In legal news, The Guardian is reporting that recently confirmed Supreme Court Justice Brett Kavanaugh once lobbied for the judge who is now charged with reviewing over a dozen ethics complaints filed against him. Earlier this month, Supreme Court Chief Justice John Roberts referred misconduct complaints to the 10th U.S. Circuit Court of Appeals in Colorado, alleging Kavanaugh lied to Congress while showing a lack of “judicial temperament” during his Senate testimony.
Beginning in 2001, Kavanaugh was heavily involved in campaigning for Timothy Tymkovich, a conservative judge nominated by George W. Bush who faced resistance from lawmakers over his stance on LGBTQ rights. Legal experts have called out the conflict of interest in the selection of Tymkovich to oversee the complaints against Kavanaugh.

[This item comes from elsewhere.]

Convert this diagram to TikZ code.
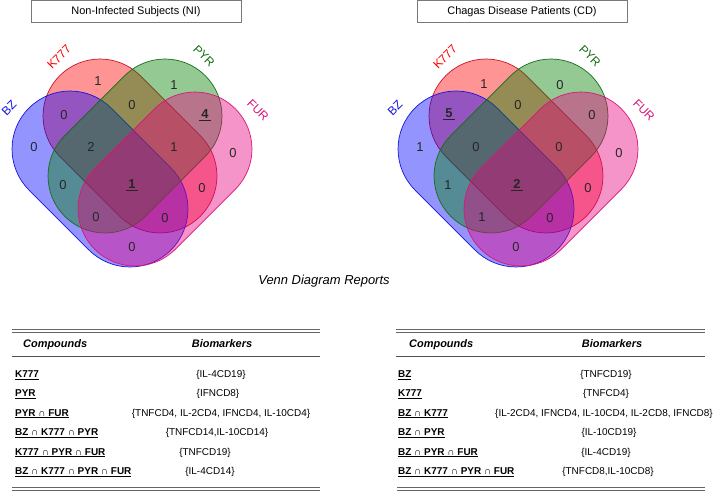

And at Yale University, the words spoken by Dr. Christine Blasey Ford during her historic Senate testimony last month were seen graffitied on buildings around campus Monday. One quote from Dr. Blasey Ford—who accused Supreme Court Justice Brett Kavanaugh of attempted rape when she was 15 and he was 17—could be seen on the Sterling Law Building, where Kavanaugh once studied. Students tweeted photos of the quotes “I have had to relive my trauma in front of the entire world” and “Indelible in the hippocampus is the laughter…” The full quote from Dr. Blasey Ford’s testimony is “Indelible in the hippocampus is the laughter, the uproarious laughter between the two [men], and their having fun at my expense.” During the contentious confirmation battle for Brett Kavanaugh, Yale Law students held protests and a sit-in at the school, with many also going to D.C. to protest. Kavanaugh attended Yale University and Yale Law School.